- _TASK DIRECTIONS_: Count the lines that include the string "chart", and give only that number.

[START PROVIDED RECORDS]

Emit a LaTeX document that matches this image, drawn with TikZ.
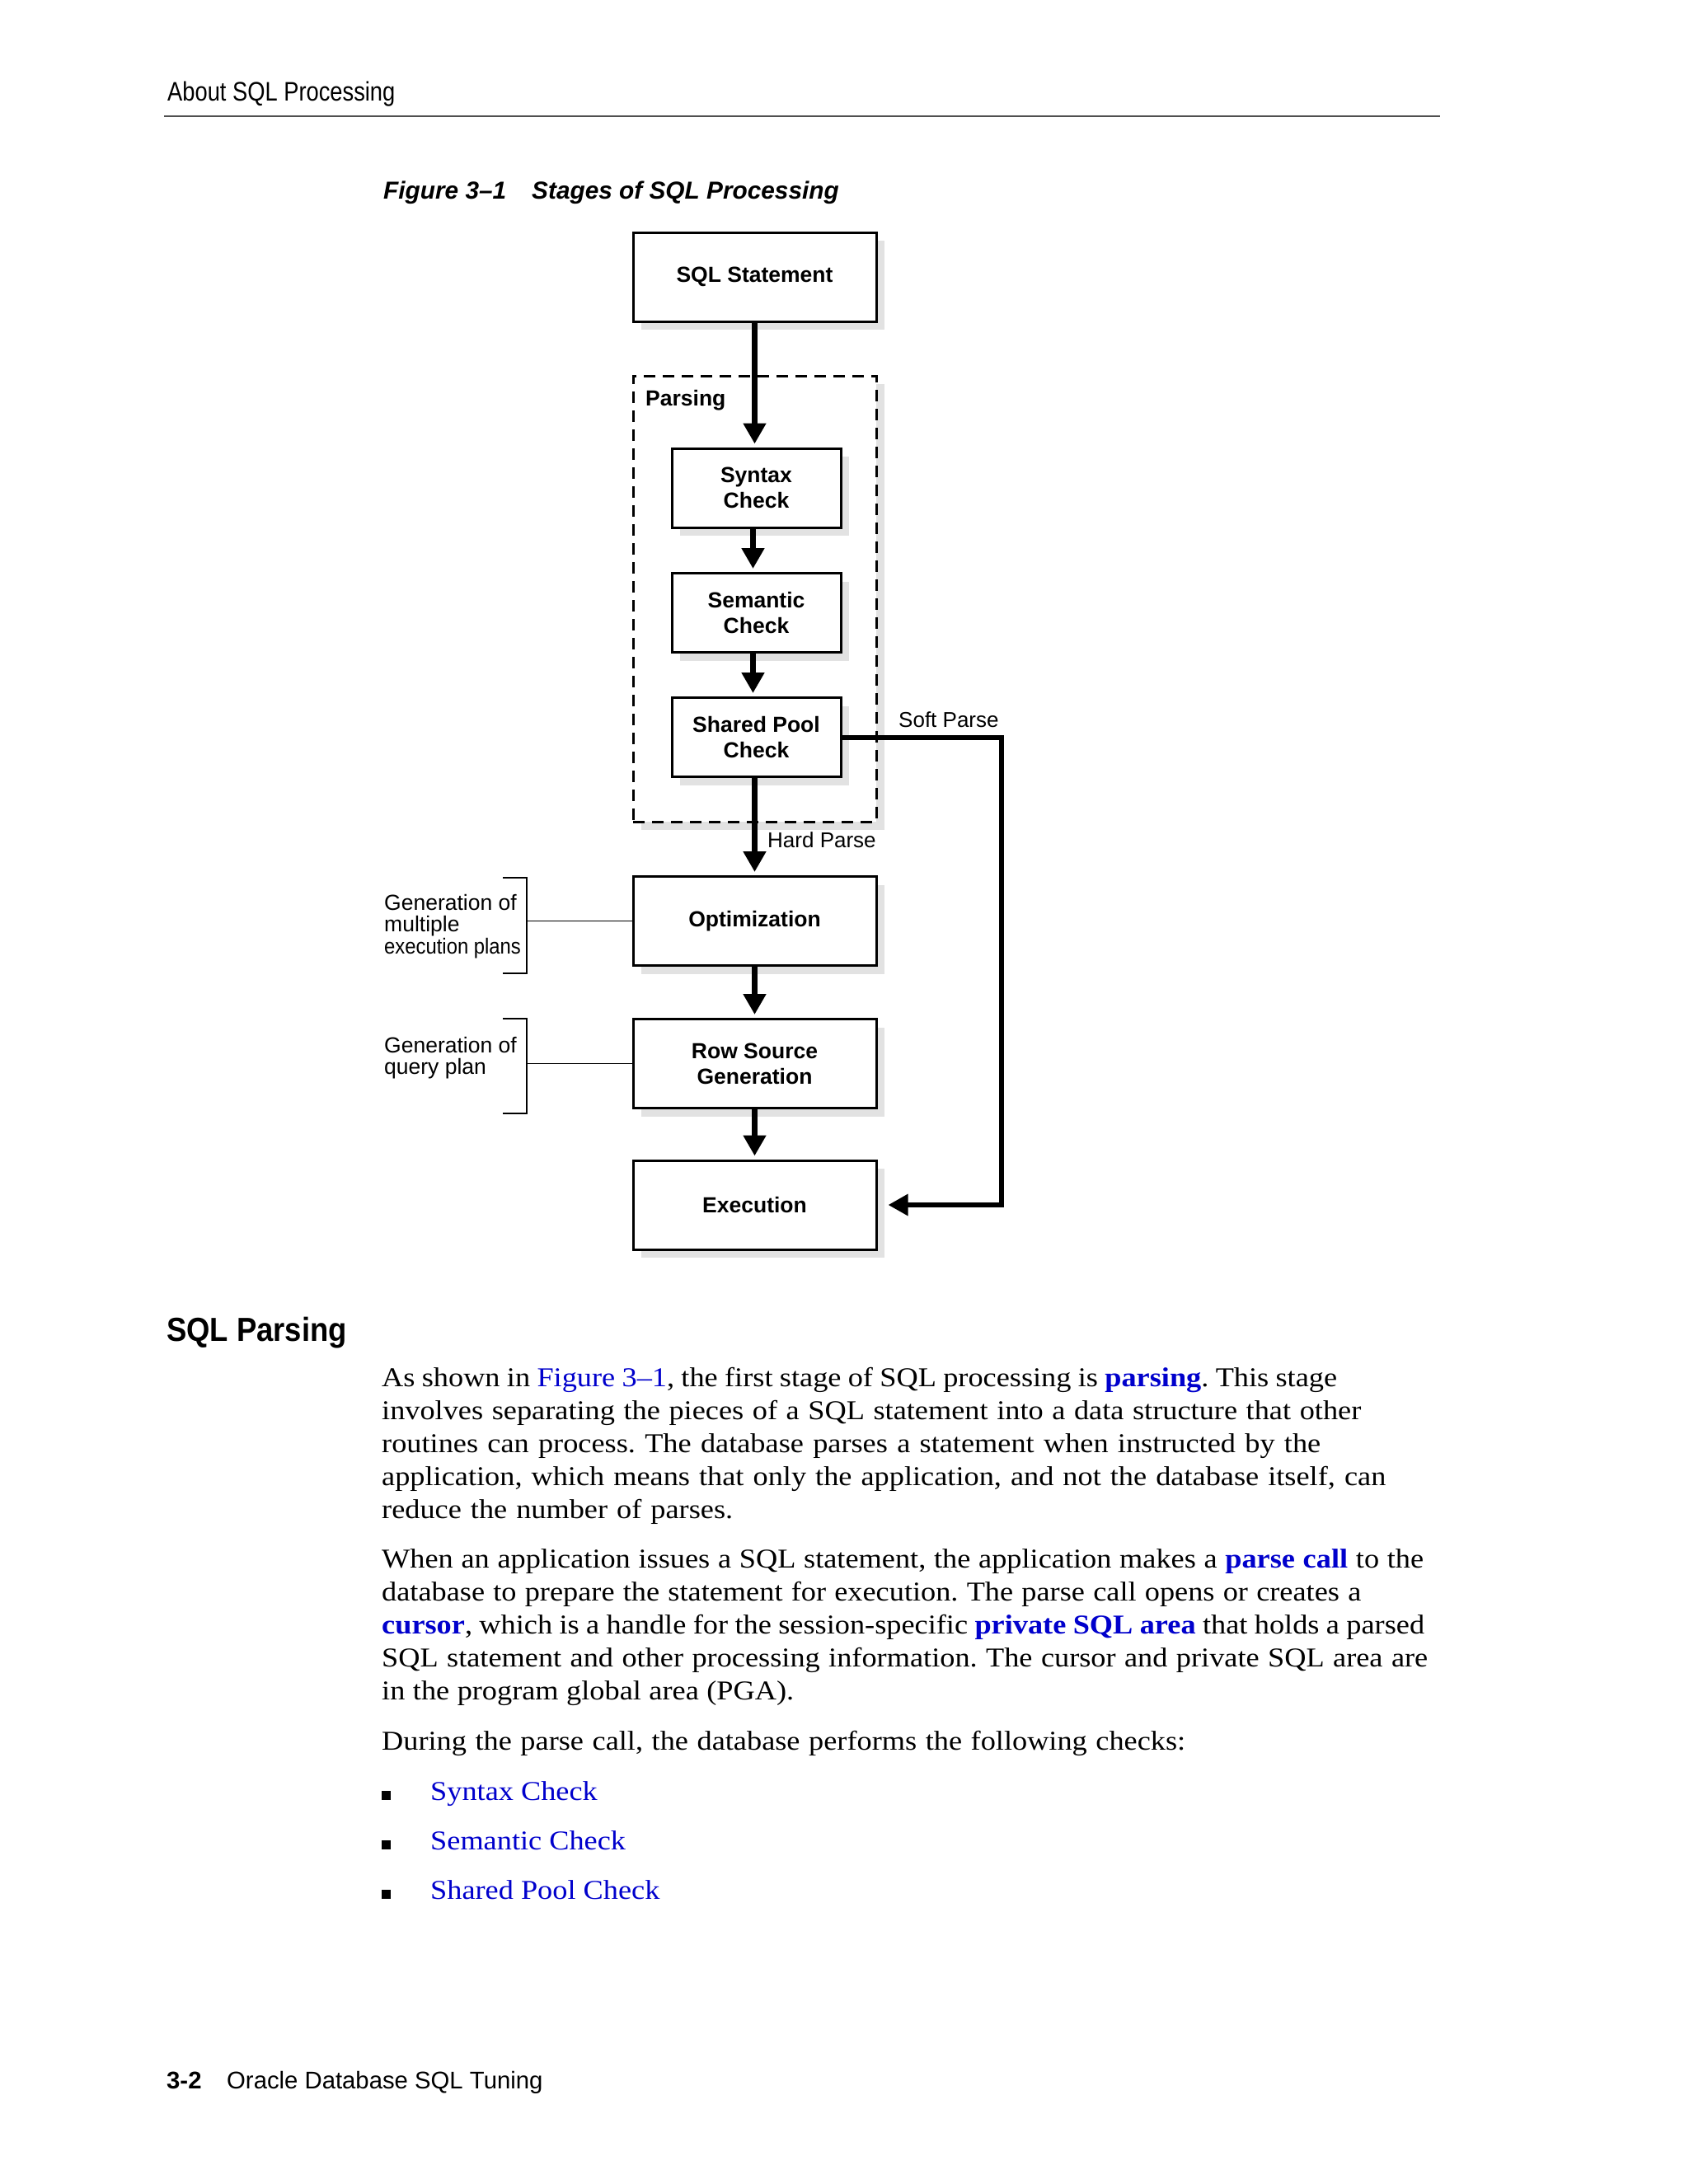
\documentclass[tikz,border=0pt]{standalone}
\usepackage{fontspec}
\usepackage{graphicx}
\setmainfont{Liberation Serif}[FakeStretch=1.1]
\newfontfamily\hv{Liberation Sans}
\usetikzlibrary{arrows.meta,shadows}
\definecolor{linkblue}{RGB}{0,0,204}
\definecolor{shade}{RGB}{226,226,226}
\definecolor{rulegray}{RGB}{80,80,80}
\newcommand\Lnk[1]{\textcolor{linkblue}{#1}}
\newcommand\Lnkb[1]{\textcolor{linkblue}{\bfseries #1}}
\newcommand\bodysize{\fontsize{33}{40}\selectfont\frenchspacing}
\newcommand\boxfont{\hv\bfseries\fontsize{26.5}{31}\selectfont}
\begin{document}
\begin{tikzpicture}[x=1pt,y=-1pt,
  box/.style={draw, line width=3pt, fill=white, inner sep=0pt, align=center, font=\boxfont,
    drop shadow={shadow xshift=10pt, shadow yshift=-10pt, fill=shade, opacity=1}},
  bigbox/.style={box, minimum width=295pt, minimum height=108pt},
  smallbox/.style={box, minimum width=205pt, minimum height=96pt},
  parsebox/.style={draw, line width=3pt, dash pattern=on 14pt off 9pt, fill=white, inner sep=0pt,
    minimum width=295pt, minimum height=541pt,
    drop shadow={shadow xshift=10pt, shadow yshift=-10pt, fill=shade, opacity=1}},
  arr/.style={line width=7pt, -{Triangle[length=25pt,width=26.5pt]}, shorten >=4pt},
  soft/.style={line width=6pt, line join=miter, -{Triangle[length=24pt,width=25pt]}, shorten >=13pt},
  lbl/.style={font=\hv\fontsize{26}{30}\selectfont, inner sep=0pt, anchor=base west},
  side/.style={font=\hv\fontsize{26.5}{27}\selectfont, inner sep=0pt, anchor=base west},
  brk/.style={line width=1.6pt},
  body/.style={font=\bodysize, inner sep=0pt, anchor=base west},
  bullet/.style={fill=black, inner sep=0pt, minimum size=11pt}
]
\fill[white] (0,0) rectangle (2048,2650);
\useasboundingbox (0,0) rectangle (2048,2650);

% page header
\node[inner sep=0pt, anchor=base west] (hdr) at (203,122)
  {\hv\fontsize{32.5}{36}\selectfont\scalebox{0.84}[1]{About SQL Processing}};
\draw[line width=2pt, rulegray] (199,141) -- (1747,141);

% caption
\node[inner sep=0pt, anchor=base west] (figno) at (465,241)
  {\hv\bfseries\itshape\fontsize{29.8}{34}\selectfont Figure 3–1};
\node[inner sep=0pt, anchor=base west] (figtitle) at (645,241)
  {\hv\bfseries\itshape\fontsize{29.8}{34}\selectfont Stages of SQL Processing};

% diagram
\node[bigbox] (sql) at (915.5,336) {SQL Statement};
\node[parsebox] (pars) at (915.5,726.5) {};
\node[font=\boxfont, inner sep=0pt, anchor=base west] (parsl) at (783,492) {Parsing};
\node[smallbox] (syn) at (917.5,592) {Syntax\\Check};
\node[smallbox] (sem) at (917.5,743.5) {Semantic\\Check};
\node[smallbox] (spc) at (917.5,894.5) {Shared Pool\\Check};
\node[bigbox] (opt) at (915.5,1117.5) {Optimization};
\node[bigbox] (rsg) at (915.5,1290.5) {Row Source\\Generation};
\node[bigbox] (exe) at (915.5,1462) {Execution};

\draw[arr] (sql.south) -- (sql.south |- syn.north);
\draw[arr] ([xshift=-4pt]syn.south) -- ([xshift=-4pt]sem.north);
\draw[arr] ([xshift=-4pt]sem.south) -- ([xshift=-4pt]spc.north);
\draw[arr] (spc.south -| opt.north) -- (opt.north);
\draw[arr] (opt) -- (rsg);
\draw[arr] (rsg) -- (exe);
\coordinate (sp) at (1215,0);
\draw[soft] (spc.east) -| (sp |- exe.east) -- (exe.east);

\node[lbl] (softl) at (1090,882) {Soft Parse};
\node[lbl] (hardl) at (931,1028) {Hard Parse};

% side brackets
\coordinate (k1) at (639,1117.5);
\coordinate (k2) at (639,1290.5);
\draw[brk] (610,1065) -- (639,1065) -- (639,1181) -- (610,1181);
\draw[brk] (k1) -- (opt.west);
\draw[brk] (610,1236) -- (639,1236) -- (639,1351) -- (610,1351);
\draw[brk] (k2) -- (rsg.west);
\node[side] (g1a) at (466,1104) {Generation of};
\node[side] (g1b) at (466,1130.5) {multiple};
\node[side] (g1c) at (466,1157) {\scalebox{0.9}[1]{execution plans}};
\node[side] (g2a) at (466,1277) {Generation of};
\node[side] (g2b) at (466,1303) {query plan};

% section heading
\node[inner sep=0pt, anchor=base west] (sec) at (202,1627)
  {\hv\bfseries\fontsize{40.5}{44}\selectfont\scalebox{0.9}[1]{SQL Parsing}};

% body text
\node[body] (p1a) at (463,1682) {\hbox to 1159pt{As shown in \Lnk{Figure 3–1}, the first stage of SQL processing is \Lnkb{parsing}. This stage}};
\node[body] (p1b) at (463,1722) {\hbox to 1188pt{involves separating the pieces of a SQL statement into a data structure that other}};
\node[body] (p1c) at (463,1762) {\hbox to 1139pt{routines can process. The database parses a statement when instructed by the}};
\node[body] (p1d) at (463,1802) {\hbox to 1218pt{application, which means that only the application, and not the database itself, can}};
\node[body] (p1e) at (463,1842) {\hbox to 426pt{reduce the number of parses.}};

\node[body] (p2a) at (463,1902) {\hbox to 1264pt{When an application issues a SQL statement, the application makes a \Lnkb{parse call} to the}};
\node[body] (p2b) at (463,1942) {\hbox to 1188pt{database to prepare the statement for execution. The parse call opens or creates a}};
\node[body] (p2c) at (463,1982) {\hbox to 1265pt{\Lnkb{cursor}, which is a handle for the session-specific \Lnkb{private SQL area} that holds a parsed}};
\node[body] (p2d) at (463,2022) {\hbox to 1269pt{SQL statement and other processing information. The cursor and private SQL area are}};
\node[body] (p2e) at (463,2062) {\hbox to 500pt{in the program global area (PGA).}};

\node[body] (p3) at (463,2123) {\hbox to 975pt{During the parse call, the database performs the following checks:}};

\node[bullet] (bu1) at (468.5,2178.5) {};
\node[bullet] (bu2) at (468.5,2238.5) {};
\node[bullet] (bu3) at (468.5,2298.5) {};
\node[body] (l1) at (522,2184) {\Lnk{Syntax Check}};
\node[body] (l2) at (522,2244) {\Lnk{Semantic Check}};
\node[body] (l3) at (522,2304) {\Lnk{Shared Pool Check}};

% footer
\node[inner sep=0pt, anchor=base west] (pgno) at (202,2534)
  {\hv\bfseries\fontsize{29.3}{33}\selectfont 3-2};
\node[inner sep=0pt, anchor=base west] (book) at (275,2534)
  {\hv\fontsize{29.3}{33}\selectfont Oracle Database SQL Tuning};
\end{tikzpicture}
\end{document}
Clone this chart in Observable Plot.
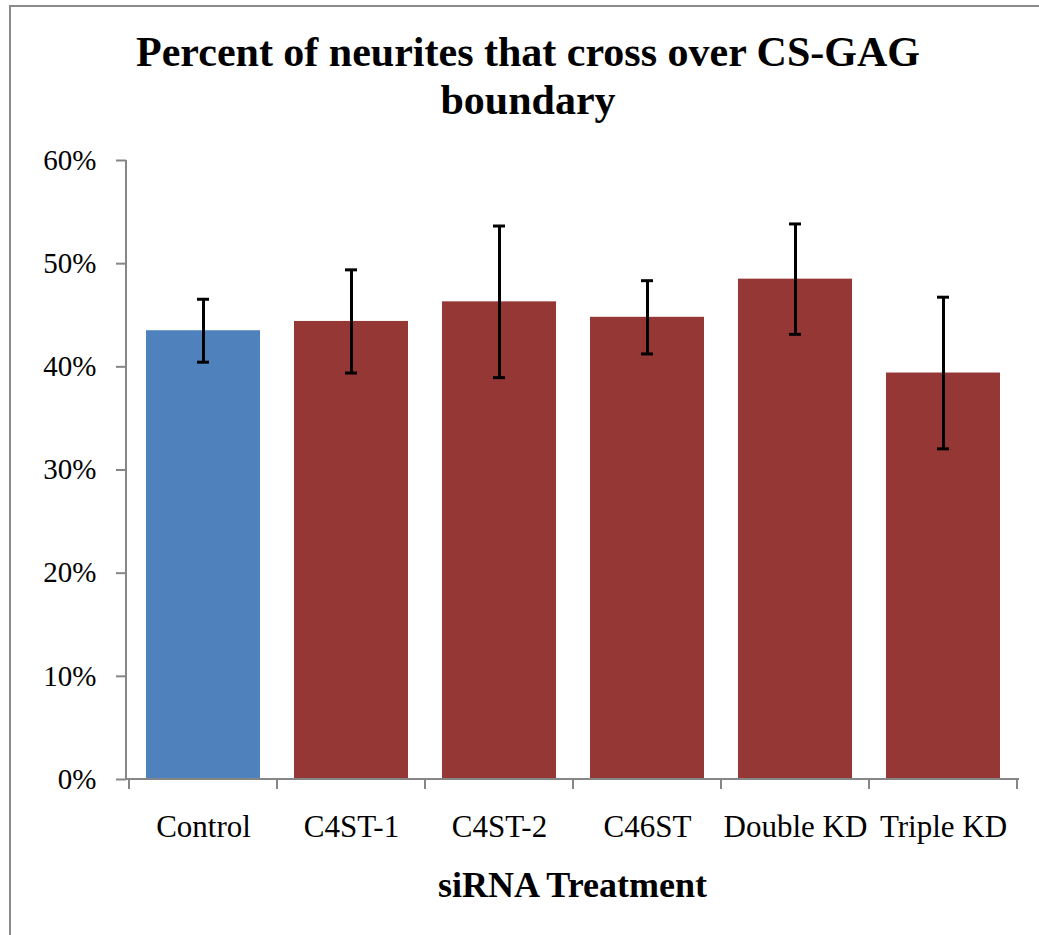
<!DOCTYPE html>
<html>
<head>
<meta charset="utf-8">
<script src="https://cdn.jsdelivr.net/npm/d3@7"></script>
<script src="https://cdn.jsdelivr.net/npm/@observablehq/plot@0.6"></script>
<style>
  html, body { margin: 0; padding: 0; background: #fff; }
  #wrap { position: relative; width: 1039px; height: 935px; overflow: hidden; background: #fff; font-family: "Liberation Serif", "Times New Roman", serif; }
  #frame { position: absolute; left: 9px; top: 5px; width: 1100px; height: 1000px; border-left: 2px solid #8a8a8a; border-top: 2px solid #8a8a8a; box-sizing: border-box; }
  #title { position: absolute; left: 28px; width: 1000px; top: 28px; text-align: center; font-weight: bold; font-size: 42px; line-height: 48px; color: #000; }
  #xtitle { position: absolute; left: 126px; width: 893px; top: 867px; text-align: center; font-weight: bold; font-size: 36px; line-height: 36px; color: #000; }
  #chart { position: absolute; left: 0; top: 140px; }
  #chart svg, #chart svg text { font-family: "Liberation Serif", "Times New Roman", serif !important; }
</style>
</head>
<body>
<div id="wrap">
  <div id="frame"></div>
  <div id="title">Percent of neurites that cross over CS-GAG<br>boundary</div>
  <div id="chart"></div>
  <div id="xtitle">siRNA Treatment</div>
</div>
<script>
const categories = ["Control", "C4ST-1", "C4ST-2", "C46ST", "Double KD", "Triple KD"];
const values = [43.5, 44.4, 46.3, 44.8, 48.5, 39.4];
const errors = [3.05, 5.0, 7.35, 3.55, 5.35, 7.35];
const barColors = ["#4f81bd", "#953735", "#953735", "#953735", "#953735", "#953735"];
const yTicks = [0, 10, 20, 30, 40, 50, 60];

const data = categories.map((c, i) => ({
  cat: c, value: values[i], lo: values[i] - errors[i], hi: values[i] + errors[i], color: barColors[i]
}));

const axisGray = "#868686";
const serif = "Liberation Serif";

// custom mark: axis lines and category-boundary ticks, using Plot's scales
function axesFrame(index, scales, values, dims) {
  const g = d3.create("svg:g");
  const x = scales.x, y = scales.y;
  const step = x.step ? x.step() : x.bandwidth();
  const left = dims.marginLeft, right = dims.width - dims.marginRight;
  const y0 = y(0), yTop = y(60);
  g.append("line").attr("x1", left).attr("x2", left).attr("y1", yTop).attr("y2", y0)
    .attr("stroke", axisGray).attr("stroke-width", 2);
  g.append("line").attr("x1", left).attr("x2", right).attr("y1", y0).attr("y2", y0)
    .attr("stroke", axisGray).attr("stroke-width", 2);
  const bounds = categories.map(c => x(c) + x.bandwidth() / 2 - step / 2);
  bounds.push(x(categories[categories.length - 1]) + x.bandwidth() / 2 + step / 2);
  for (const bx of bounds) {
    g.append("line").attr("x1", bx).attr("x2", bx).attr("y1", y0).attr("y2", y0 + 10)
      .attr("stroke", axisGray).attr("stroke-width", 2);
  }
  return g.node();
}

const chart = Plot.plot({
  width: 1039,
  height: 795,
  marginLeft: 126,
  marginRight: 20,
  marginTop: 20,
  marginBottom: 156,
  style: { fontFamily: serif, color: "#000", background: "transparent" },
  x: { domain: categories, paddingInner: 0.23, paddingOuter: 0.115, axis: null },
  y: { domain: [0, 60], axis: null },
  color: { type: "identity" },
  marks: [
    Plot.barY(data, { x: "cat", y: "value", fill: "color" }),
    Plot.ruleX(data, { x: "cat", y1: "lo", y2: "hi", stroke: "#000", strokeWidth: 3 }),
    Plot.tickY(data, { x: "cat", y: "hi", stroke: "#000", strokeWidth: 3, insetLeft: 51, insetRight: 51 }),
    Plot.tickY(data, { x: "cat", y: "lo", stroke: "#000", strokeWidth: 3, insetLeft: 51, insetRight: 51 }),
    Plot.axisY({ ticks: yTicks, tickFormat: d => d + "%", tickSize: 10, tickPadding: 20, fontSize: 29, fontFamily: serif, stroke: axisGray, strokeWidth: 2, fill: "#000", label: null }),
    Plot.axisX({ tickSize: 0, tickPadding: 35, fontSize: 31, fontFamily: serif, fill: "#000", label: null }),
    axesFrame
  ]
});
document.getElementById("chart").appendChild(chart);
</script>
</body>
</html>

[END PROVIDED RECORDS]

- _WORKED SOLUTION_: 6